Where are your favourite places to go in Kuala Lumpur?


  1. Ugh – Can’t believe we didn’t go to the Batu caves, really have to get there asap. Food in KL is quite nice, feel we didn’t eat enough of street food though. Looks way too good from the photos. Central Market looks like a modern Binh Thanh market in Saigon, would love to see it! A lot of to-do’s for our next KL visit I guess!

  2. I visited Kuala Lumpur for a day only. I was taking my train obsessed kid to Thomas Town. I wish we had more time there. I absolutely have to go there again and this time plan to explore more, You give some good tips about places to visit which has me looking forward to going there again. And the food looks soooo yummy !!!

  3. KL has always struck me as a place where time would not be enough. However, you seem to have a lot done in the 3 days. China Town to me was the most interesting followed by Batu caves. I have always seen pics of what it looks from outside but the first time I got to see how it looks from inside

  4. Malaysia is one of the few SE Asian countries that I have not yet visited, so KL has always intrigued me. Somehow I also missed the fact that it is only 5 hours by road from Singapore, where I have been a few times. I like how you have captured every aspect of the city mentioning the food and the shopping along with the religious and traditional along with the more modern such as the malls. Would love to take a week and explore the city and its surrounding areas.

  5. True that! When it is a new destination for me, I first see the top touristy places then move to the offbeat ones. I enjoy sampling local food wherever I go. Do you think it is easy to find vegan or vegetarian food in Kuala Lumpur? I can’t wait to see Batu Caves. I want to see how Hinduism has evolved in Malaysia.

  6. Your article brought back memories of my trip to Kuala Lumpur a few years ago. We explored the city with the hop-on hop-off bus. I enjoyed the musical fountains at the Suria KLCC. The Petronas Towers were impressive too.

  7. I love China Town and central market, I remember visiting them on my short 8-hour day trip to KL from the Princess Cruise that we were on. It was a pity that we couldn’t make it to Batu Caves as they’re a highlight of KL but they’re far from the city and we just didn’t have enough time for it! I think 3 days would be a good amount of time to spend in KL, as you can enjoy the food, shopping, sightseeing and the nightlife.

  8. Yes that is exactly what I would recommend my friends too when they go. I did all of those activities and really liked KL. Also cool is to go to the Helipad for a drink or the Traders Hotel as those places have the best views over KL.

  9. A very unique and different post on KL. As many people just show the twin towers and other modern side of KL. But you have explored KL in a very unique way. I would also love to go for cultural and traditional markets like China Town and Central market. Also going to Batu caves must be interesting. As these caves are formed by limestones and at entrance there is a big statue of our god Murugan, it is now a definite visit for me.

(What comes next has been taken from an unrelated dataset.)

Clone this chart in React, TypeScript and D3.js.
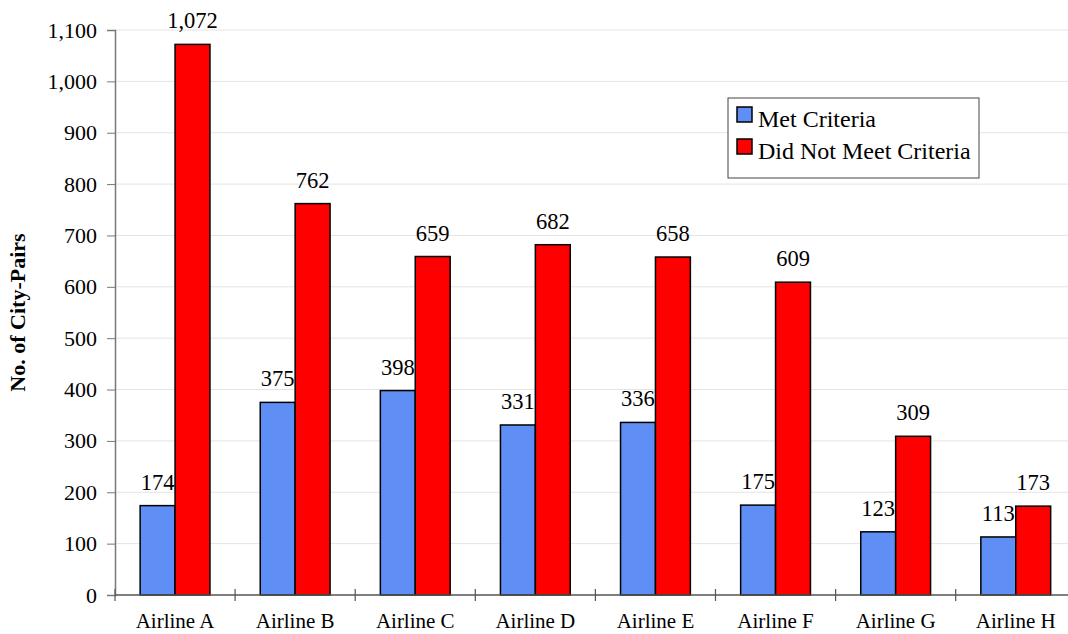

  10. Ok, to be truthful, I only see the good part. I’ll like to try out every meal you had and dine at the same places. It must have been a sad one to see that our lovely restaurant at Chinatown is closed during the day. In 3 days, you really did much in Kuala Lumpur and starting off in a mall sounds funny. I love China town more, and the caves too looks like an interesting place. Thanks for the guide.

  11. We spent 24 hours in KL last year, and I loved the city from the small part of it we experienced. Jalan Alor had some of the best street food we’d ever had in SE Asia, but I would have loved to explore Chinatown. We never saw the Batu Caves either. You say they don’t make an impression, but they look spectacular behind you in your photo! 🙂

  12. I was in KL last year on a diplomatic mission and I went to all the places you mentioned, excluding your husbands school! I really liked Batu Caves – although I lost some camera wires in the dark caves tour. I also liked Chinatown, and the markets, although I’m case hardened from years of travelling, and speak Malay (Indonesian) so the sellers don’t bother me much. I could add the National Museum to the list of recommendations if you are interested in the cultural history of the entire Malay peninsula.